Myrtle Beach won 35-10, and Airport’s lone touchdown was a defensive score via a pick-six. Carolina Forest gave up 14 points overall, and one of those Goose Creek touchdowns followed a turnover that spotted Goose Creek the ball at the Panthers’ 8-yard line. And the only points scored against Green Sea Floyds came early in the third quarter, when the Trojans were already ahead by 39 points.

Those three teams are all within the Top 5 of their respective classes when it comes to opponents’ scoring in the season-long statistics kept via MaxPreps.com

Heading into this week’s lower state championship games, Carolina Forest sits No. 5 in Class 5A in terms of points allowed per game at 13.0, with many of those points given up attributed to the 43-28 Myrtle Beach victory over the Panthers on Sept. 20.

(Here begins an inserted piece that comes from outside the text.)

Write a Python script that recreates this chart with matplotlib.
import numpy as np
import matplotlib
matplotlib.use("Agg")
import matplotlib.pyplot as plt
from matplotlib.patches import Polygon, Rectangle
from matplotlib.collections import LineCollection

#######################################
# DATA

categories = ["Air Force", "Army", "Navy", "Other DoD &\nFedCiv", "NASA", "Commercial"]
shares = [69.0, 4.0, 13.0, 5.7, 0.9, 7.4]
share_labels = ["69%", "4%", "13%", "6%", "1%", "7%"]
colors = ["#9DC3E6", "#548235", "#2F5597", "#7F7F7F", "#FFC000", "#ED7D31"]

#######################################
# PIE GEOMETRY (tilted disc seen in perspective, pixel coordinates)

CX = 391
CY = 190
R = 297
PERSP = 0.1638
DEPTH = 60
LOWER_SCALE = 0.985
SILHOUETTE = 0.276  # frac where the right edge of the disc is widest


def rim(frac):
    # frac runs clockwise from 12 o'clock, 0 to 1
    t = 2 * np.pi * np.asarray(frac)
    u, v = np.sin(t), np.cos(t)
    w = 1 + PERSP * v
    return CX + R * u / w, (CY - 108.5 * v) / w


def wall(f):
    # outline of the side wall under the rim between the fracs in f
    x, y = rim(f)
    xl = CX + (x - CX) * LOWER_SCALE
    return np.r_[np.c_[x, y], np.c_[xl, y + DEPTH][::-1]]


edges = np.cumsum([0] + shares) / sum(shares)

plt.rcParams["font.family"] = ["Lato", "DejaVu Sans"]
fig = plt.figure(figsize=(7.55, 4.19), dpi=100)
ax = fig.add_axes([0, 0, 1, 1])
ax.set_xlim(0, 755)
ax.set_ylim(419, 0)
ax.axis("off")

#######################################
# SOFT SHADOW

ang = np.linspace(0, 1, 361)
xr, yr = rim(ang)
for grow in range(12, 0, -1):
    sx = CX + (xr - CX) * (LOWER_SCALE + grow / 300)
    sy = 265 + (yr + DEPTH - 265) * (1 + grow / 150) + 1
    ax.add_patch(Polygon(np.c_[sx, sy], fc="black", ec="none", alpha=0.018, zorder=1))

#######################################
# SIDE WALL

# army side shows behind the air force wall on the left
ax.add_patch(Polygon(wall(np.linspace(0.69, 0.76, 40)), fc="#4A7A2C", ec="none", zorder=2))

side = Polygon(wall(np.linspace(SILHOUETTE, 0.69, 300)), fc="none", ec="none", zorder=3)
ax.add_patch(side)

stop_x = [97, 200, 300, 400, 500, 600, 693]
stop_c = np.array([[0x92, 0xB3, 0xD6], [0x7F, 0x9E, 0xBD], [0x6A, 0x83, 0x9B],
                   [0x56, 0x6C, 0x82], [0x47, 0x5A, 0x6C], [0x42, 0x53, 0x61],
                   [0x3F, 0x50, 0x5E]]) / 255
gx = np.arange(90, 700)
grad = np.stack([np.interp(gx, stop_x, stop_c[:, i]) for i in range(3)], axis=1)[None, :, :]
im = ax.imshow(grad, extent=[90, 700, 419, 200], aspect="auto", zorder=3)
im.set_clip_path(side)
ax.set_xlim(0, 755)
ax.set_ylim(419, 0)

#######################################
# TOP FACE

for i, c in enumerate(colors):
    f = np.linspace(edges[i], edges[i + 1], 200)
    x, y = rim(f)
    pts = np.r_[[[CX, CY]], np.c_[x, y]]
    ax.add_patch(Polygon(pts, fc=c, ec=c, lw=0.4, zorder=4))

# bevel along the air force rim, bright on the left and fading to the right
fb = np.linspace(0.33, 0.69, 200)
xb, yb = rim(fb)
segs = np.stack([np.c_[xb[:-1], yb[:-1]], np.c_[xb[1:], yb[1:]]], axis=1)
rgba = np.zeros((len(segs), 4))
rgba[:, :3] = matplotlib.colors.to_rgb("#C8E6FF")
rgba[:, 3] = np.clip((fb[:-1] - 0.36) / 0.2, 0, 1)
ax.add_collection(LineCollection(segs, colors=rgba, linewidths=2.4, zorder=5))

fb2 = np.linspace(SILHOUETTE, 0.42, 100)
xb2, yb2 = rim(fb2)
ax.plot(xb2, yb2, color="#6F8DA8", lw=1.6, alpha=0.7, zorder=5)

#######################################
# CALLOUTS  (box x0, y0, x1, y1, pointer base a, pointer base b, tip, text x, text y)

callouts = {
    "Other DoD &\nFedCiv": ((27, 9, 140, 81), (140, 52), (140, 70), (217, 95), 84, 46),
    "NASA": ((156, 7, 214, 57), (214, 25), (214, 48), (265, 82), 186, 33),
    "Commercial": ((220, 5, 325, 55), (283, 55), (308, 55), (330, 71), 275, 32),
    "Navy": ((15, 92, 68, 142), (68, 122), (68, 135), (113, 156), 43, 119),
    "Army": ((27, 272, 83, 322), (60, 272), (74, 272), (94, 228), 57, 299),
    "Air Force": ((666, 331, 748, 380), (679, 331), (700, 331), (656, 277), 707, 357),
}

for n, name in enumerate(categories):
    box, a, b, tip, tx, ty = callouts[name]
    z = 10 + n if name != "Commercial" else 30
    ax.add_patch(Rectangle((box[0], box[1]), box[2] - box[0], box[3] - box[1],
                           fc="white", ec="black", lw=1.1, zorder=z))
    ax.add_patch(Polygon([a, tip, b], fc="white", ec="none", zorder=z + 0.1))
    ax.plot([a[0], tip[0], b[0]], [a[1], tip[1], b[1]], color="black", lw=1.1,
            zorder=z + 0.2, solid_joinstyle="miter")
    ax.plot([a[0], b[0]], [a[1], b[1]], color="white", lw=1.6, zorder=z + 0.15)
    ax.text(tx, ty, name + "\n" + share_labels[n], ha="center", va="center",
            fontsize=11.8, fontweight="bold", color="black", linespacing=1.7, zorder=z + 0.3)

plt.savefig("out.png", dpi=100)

The Seahawks’ defense has actually taken a hit in the last month, but is still the No. 4 team in the classification, allowing 15.3 points per game.


While most of the football focus will be about playoff runs in the coming weeks, both Socastee and Loris are going to have some decisions to make about their head coaching openings sooner rather than later.

Since neither job has been posted through the Horry County Schools’ web portals, it means the movement has been informal to this point. However, indications have been made that would assume both schools will at least conduct interviews before next year’s coach is named.

We have some ideas on people who may be a good fit for one or both of the openings in advance of the cumulative application process. None of the coaches listed have declared any intentions to apply for the openings. To be clear, this is purely speculative.

Just the same, any of the following could work their way onto the short list for the job(s) should they choose to apply.

• Adrain Grady, assistant, Loris - The motivator of Loris football already has head coaching experience in other sports (namely boys basketball right there at Loris). And since he was chosen to work on the football staff, the Coastal Carolina alum has had the ear of not only the players, but also their parents.

• Joey Price, assistant, Loris - When Price walked away from St. James after one season, he had a pretty good reason, heading into a job at a church just miles from Loris High School. It didn’t take long for the former five-time North Carolina state championship coach to re-declare his itch for the game; he joined the staff as an assistant under Jamie Snider after just one season away from football.

• Bradley Adams, head coach, Woodruff - Adams is well known locally after he put Georgetown football into contention for region championships at the same time Hunter Renfrow was leading Socastee and Myrtle Beach won a state title. He’s an excitable coach who could do wonders for a fan base looking for just that. Oh, and he’s a Loris graduate who loves bringing whatever team he’s coaching to the area for preseason camps.

• Shane Dular, assistant, Carolina Forest - Marc Morris’ right-hand man with the Panthers has been a head coach at high schools in Georgia and North Carolina. Since 2014, he’s been learning from one of the best in South Carolina. He’s ahead of the curve on technology, efficient with media connections and relatable to players.

• Kelly Andreucci, assistant, Conway - Andreucci has spent nearly all of his adult life on the Conway staff. He’s been a part of some tough years, sure, but also a whole bunch of winning leading some stout defenses that have never shied away from brutal scheduling — both during the regular season and in the playoffs.

• Donnie Kiefer, head coach, Green Sea Floyds - Kiefer, who picked up his 250th career win last week, is a spot-on pick for any rebuild job in the Carolinas. It’s just sort of what he does. Socastee and Loris would certainly qualify, even if they are both in the same district and he may have little reason to leave one of the best Class 1A programs in the state.